LAIBACH
'Also Sprach Zarathustra'
MUTE
Slovenian provocateurs Laibach return with their latest sonic offering in the form of 'Also Sprach Zarathustra', an album based on music originally created for a theatrical production of Thus Spoke Zarathustra (Also Sprach Zarathustra) based on Friedrich Nietzsche’s philosophical novel of the same name, which premiered in March 2016. The official release sees the original music updated and reworked into a studio album rather than released in it's theatrical form as they did with 1986's 'Baptism' and 1990's 'Macbeth'.

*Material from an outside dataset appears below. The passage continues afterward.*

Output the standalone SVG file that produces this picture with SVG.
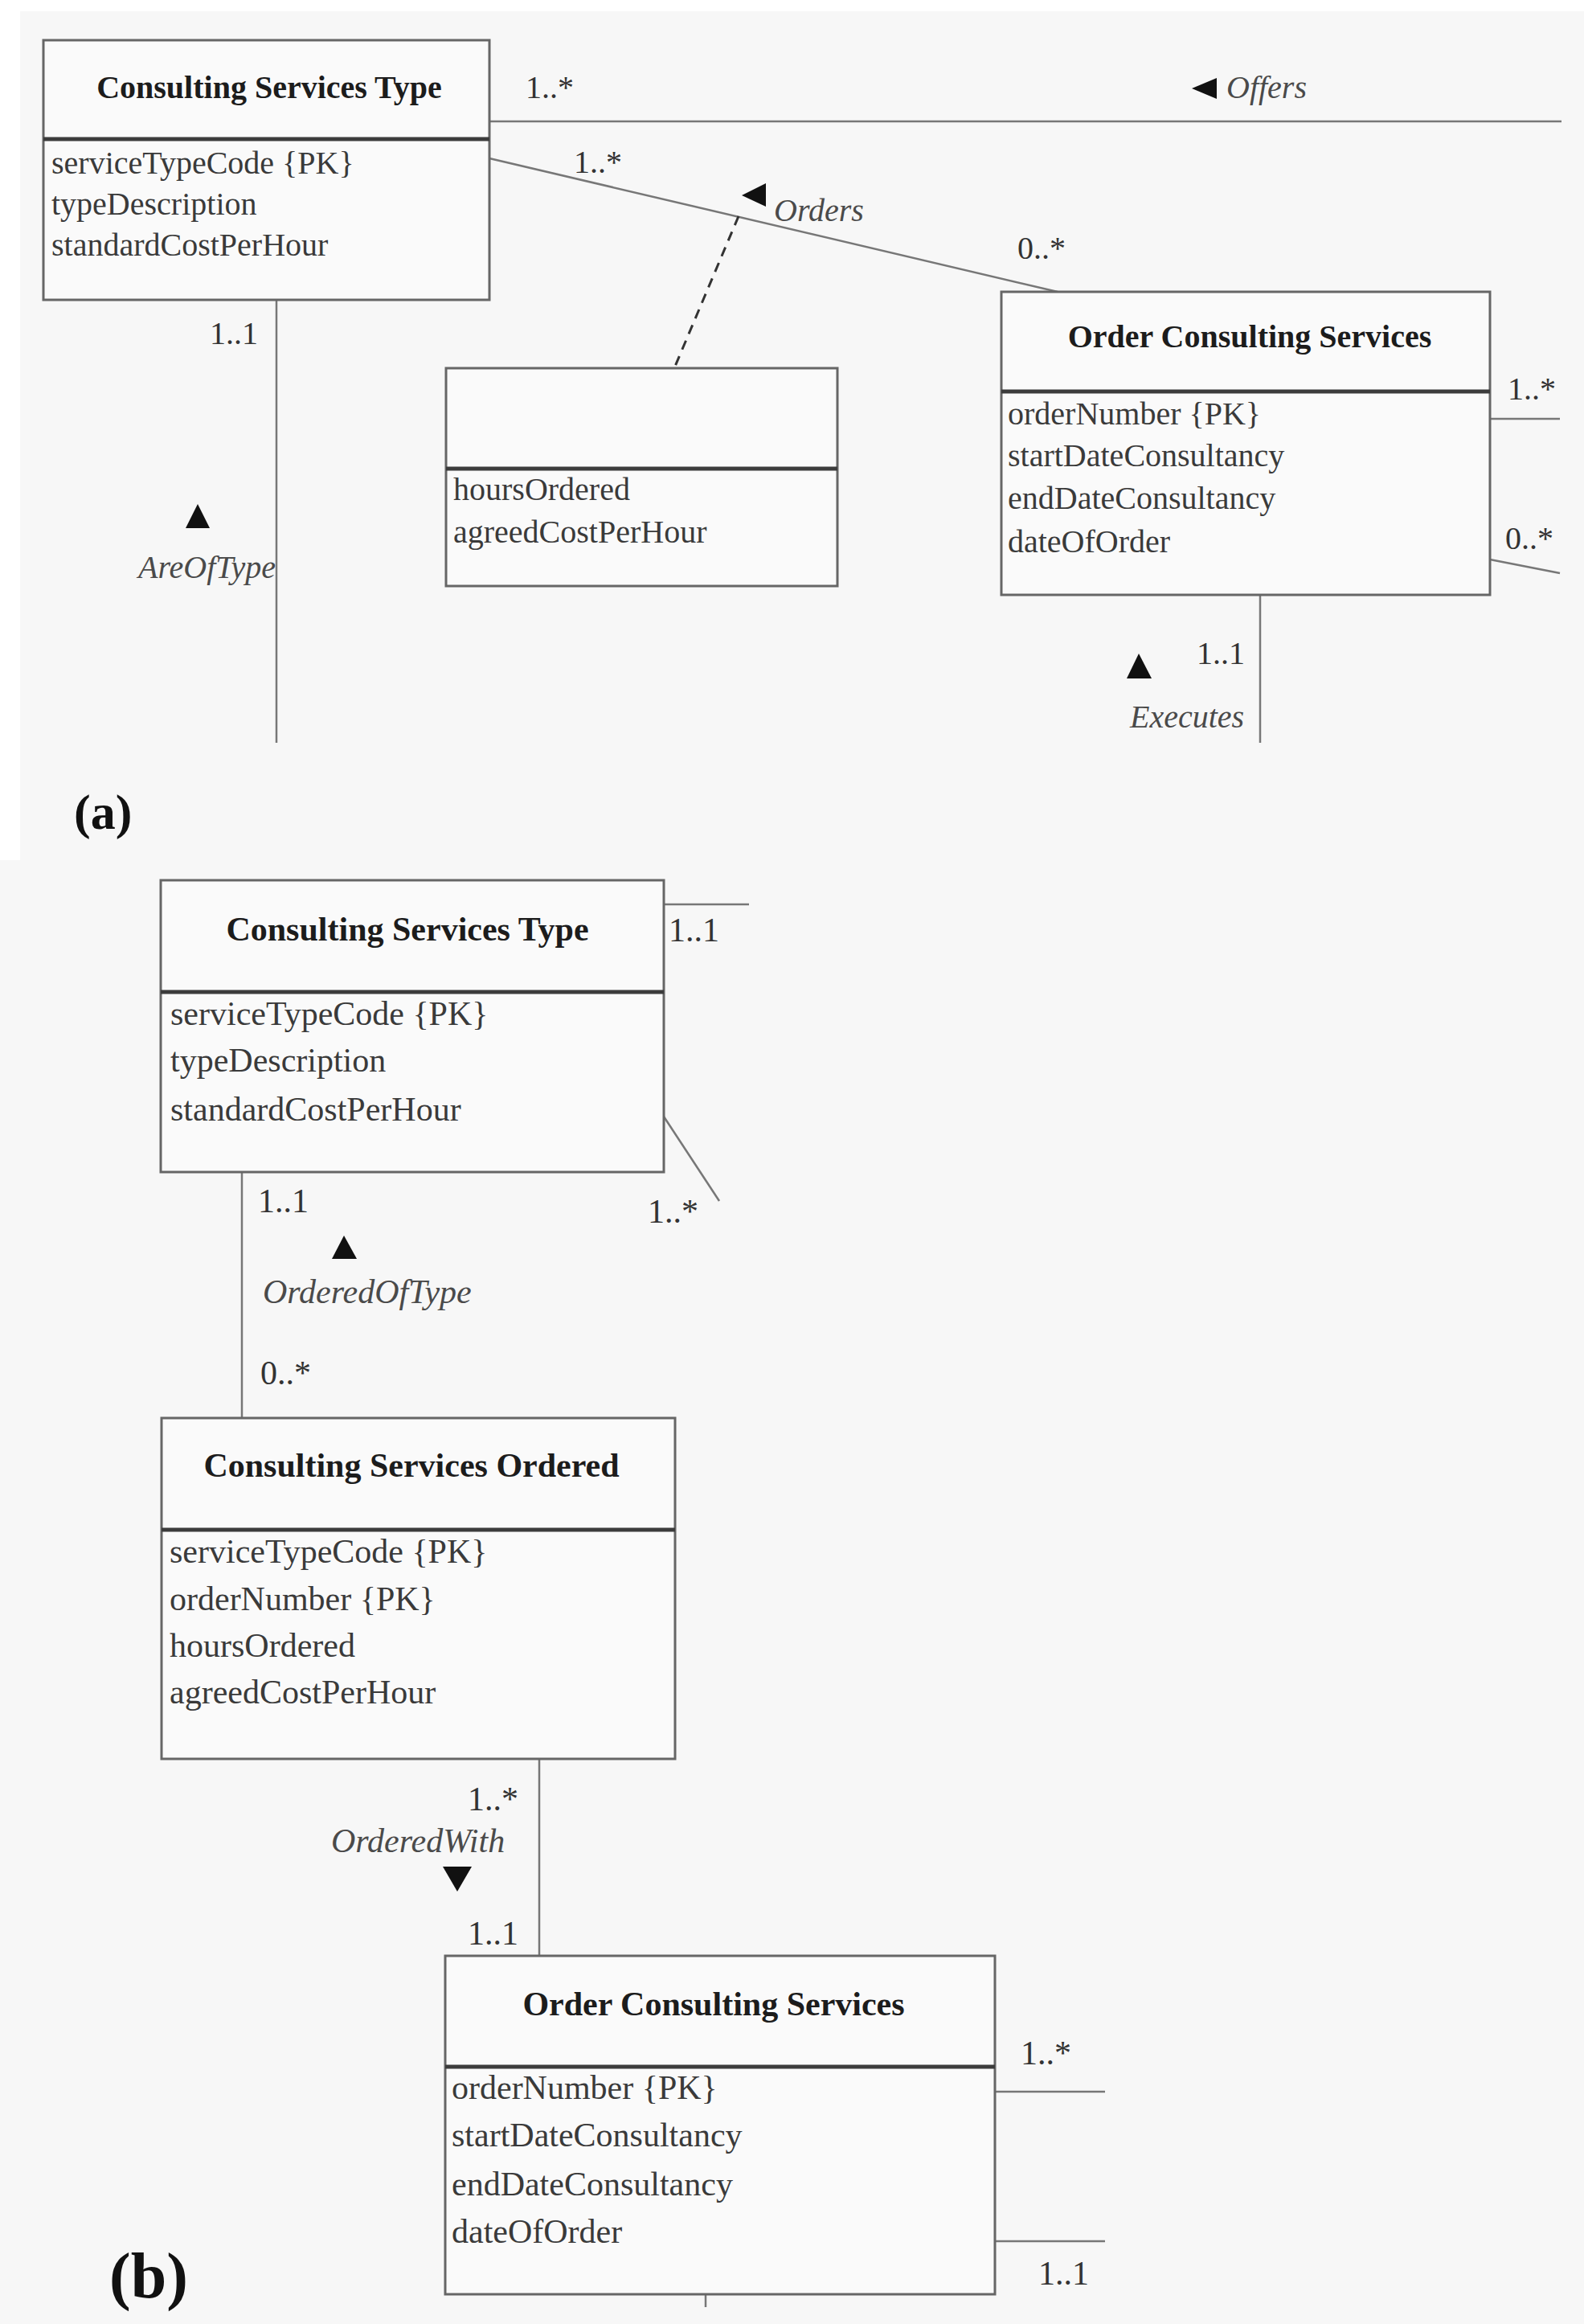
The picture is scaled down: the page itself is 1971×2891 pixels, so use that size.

The album is therefore a follow-up to their 2014 outing 'Spectre', and album that was as approachable as it was subversive, and perhaps saw the band's most favourable critical outing in their 30 year career. With the artistic intelligentsia now fully caught up with what Laibach have been doing for the past three decades this release will feel like a major swerve from anyone who have just encountered the band.
'Also Sprach Zarathustra' returns to the band's avant garde and neo-classical past and forgoes the pomp filled electronics of albums like 'Spectre', 'WAT', and 'NATO' that proved their most commercially successful. Tracks such as 'Ein Untergang', 'Ein Verkündiger', 'Von Gipfel zu Gipfel', 'Das Nichtlied I', and 'Als Geist' are sinister, foreboding blending metallic industrial rhythms and noise, with ambient drones, classical strings and horns, and the occasional piano refrain dominating the tracks, while Milan Fras' unmistakeable vocals power through.
There are one ore two moments where the softer and more melodic side of the band come through unabated by noise such as the album's opener 'Vor Sonnen-Untergang', and 'Vor Sonnen-Aufgang' which features the stunning vocals of Mina Špiler. But just as you feel you can breathe again the group pull you back into the darkness with the swirling, psychedelic noise of 'Von den drei Verwandlungen' to definitively shatter your sanity.
While this album returns to the strong neo-classical, avant garde and even martial sounds of their earliest albums. 'Also Sprach Zarathustra' is still executed and produced to the same high standard we've seen on the band's more recent commercial albums. Noise is textural, not over saturating, all the instruments come through clear and the mix feels spacious.
Anyone that has followed the career of Laibach won't be surprised by this album, in so much as with spectre being such a commercially friendly album that wrapped their subversive nature in dance rhythms and Wagnerian pop melodies, it seems natural that they would follow it up with a more experimental and less user-friendly release. Such is the joy of a group like Laibach, you can't make assumptions or take things for granted.
Those looking for 'Spectre' part 2, or even a hint of their other recently performed works such as the songs from the sound of music may have to wait longer for an official release. But in the here and now this is a welcome return to the dark and disturbing underbelly of the Laibach collective.